Session beers came about due to British government restrictions on strength of beer during the First World War. Under those same wartime restrictions, munitions works were allotted two periods during the day in which the pubs would open, one at lunch time and one in the evening. But it was far later that the term ‘session’ came to describe the beer itself.
To be honest ‘Session beer’ is a pretty loosely defined idea, not so much a style itself but more of a descriptor. Primarily it should have a lower alcohol strength. However, what the threshold of alcohol is depends on who you ask. Traditional British ale drinkers would regard it as an abv of less than 4% but with the constant pushing of the boundary’s in craft beer this has raised to 5% abv as the upper limit.
So, we are talking about lighter alcohol beer that can be enjoyed over the course of an evening. However, enjoy is a big factor here. You want a beer that is a pleasure to drink but also one that will not overload you tastes, be that with high bitterness or with strong flavours. An easy drinking beer with enough depth of flavour to keep it interesting and a pleasure to drink. The Americans, of course, took it up a notch with “session IPA’s” lower in alcohol but retaining those punchier fruit notes and bitter finish. However, as with all beers, there needs to be balance and character. Below are a few of my go-to session beers. As they say, life’s too short to drink bad beer.

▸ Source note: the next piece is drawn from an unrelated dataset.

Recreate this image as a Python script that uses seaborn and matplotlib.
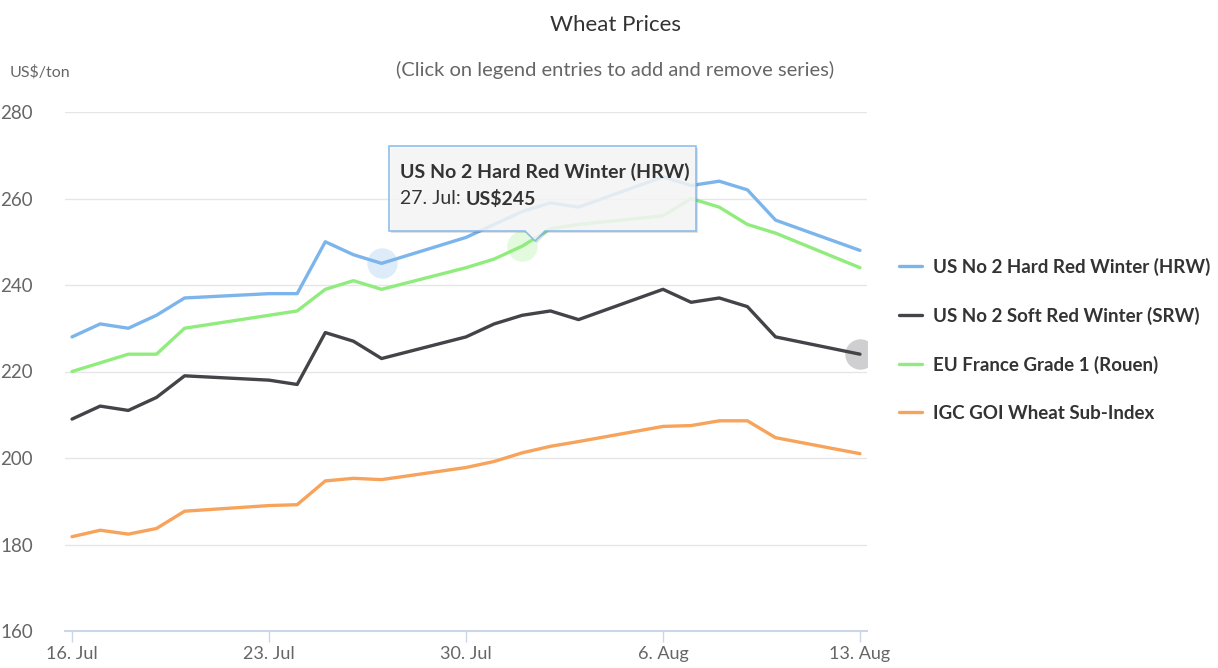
import pandas as pd
import matplotlib
matplotlib.use("Agg")
import matplotlib.pyplot as plt
import seaborn as sns
from matplotlib.patches import Polygon

# 資料
dates = ["2018-07-16", "2018-07-17", "2018-07-18", "2018-07-19", "2018-07-20",
         "2018-07-23", "2018-07-24", "2018-07-25", "2018-07-26", "2018-07-27",
         "2018-07-30", "2018-07-31", "2018-08-01", "2018-08-02", "2018-08-03",
         "2018-08-06", "2018-08-07", "2018-08-08", "2018-08-09", "2018-08-10",
         "2018-08-13"]
hrw = [228, 231, 230, 233, 237, 238, 238, 250, 247, 245, 251, 254, 257, 259, 258,
       265, 263, 264, 262, 255, 248]
srw = [209, 212, 211, 214, 219, 218, 217, 229, 227, 223, 228, 231, 233, 234, 232,
       239, 236, 237, 235, 228, 224]
eu_france = [220, 222, 224, 224, 230, 233, 234, 239, 241, 239, 244, 246, 249, 253, 254,
             256, 260, 258, 254, 252, 244]
igc_goi = [181.8, 183.3, 182.4, 183.7, 187.7, 189.0, 189.2, 194.7, 195.3, 195.0,
           197.8, 199.2, 201.2, 202.7, 203.8, 207.3, 207.5, 208.6, 208.6, 204.7, 201.0]

series_names = ["US No 2 Hard Red Winter (HRW)", "US No 2 Soft Red Winter (SRW)",
                "EU France Grade 1 (Rouen)", "IGC GOI Wheat Sub-Index"]
colors = ["#7cb5ec", "#434348", "#90ed7d", "#f7a35c"]
tick_dates = ["2018-07-16", "2018-07-23", "2018-07-30", "2018-08-06", "2018-08-13"]
tick_labels = ["16. Jul", "23. Jul", "30. Jul", "6. Aug", "13. Aug"]
y_ticks = [160, 180, 200, 220, 240, 260, 280]

df = pd.DataFrame({"date": pd.to_datetime(dates)})
for name, vals in zip(series_names, [hrw, srw, eu_france, igc_goi]):
    df[name] = vals
long = df.melt(id_vars="date", var_name="series", value_name="price")

sns.set_theme(style="white")
plt.rcParams["font.family"] = ["Lato", "DejaVu Sans"]

W, H = 1218, 668
fig = plt.figure(figsize=(W / 100, H / 100), dpi=100)
ax = fig.add_axes([65 / W, 1 - 631 / H, (867 - 65) / W, (631 - 112) / H])

def px(x, y):
    return x / W, 1 - y / H

sns.lineplot(data=long, x="date", y="price", hue="series", hue_order=series_names,
             palette=dict(zip(series_names, colors)), linewidth=2.4, ax=ax)

# hover halos
halo_pts = [("2018-07-27", 245, colors[0]), ("2018-08-01", 249, colors[2]),
            ("2018-08-13", 224, "#434348")]
for d, v, c in halo_pts:
    ax.scatter(pd.Timestamp(d), v, s=480, color=c, alpha=0.25, linewidths=0, zorder=1)

ax.set_ylim(160, 280)
ax.set_xlim(pd.Timestamp("2018-07-16") - pd.Timedelta(hours=6),
            pd.Timestamp("2018-08-13") + pd.Timedelta(hours=6))
ax.set_yticks(y_ticks)
ax.set_xticks(pd.to_datetime(tick_dates))
ax.set_xticklabels(tick_labels)
ax.set_xlabel("")
ax.set_ylabel("")
for yv in y_ticks[1:]:
    ax.axhline(yv, color="#e6e6e6", linewidth=1, zorder=0)
for s in ["top", "right", "left"]:
    ax.spines[s].set_visible(False)
ax.spines["bottom"].set_color("#ccd6eb")
ax.spines["bottom"].set_linewidth(1.5)
ax.tick_params(axis="x", bottom=True, length=8, width=1, color="#ccd6eb",
               labelsize=13, labelcolor="#666666", pad=3)
ax.tick_params(axis="y", left=False, labelsize=13.5, labelcolor="#666666", pad=17)

# legend
leg = ax.legend(loc="center left", bbox_to_anchor=(1.04, 0.561), frameon=False,
                borderaxespad=0, borderpad=0, handlelength=1.2, handletextpad=0.6,
                labelspacing=1.65, fontsize=13.5)
for t in leg.get_texts():
    t.set_fontweight("bold")
    t.set_color("#333333")
for l in leg.get_lines():
    l.set_linewidth(2.4)

# titles
fig.text(*px(615, 25), "Wheat Prices", ha="center", va="center", fontsize=16, color="#333333")
fig.text(*px(615, 70), "(Click on legend entries to add and remove series)",
         ha="center", va="center", fontsize=14.5, color="#666666")
fig.text(*px(10, 72), "US\\$/ton", ha="left", va="center", fontsize=11.5, color="#666666")

# tooltip
box = [(389, 146), (696, 146), (696, 231), (545, 231), (535, 241), (525, 231), (389, 231)]
shadow = Polygon([px(x + 2, y + 2) for x, y in box], closed=True, transform=fig.transFigure,
                 facecolor="#000000", alpha=0.12, edgecolor="none", zorder=5)
tip = Polygon([px(x, y) for x, y in box], closed=True, transform=fig.transFigure,
              facecolor="#f9f9f9", alpha=0.85, edgecolor="#7cb5ec", linewidth=1.2, zorder=6)
fig.patches.extend([shadow, tip])
fig.text(*px(400, 172), "US No 2 Hard Red Winter (HRW)", ha="left", va="center",
         fontsize=14, fontweight="bold", color="#333333", zorder=7)
t1 = fig.text(*px(400, 199), "27. Jul: ", ha="left", va="center", fontsize=14,
              color="#333333", zorder=7)
fig.canvas.draw()
bb = t1.get_window_extent()
fig.text(bb.x1 / W, 1 - 199 / H, "US\\$245", ha="left", va="center", fontsize=14,
         fontweight="bold", color="#333333", zorder=7)

fig.savefig("out.png", dpi=100)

Founders All Day IPA at 4.7% is classic American session IPA and deservedly so, with big hop notes yet restrained and easy drinking.
New from O Brother is The Preacher, another session IPA at 4.6%. With crisp citrus and juicy tropical fruit this is definitely one to seek out.
As a style, Irish red ale fits very well into the session category and you would be hard pressed to find a better example than the excellently balanced Costellos The Red at just 3.8%.
Berliner Weisse has always been a session beer of sorts with an abv ranging from 2% to 5%. Siren’s fruity, hoppy take on this sour style, Calypso, comes in at very respectable 4.0%.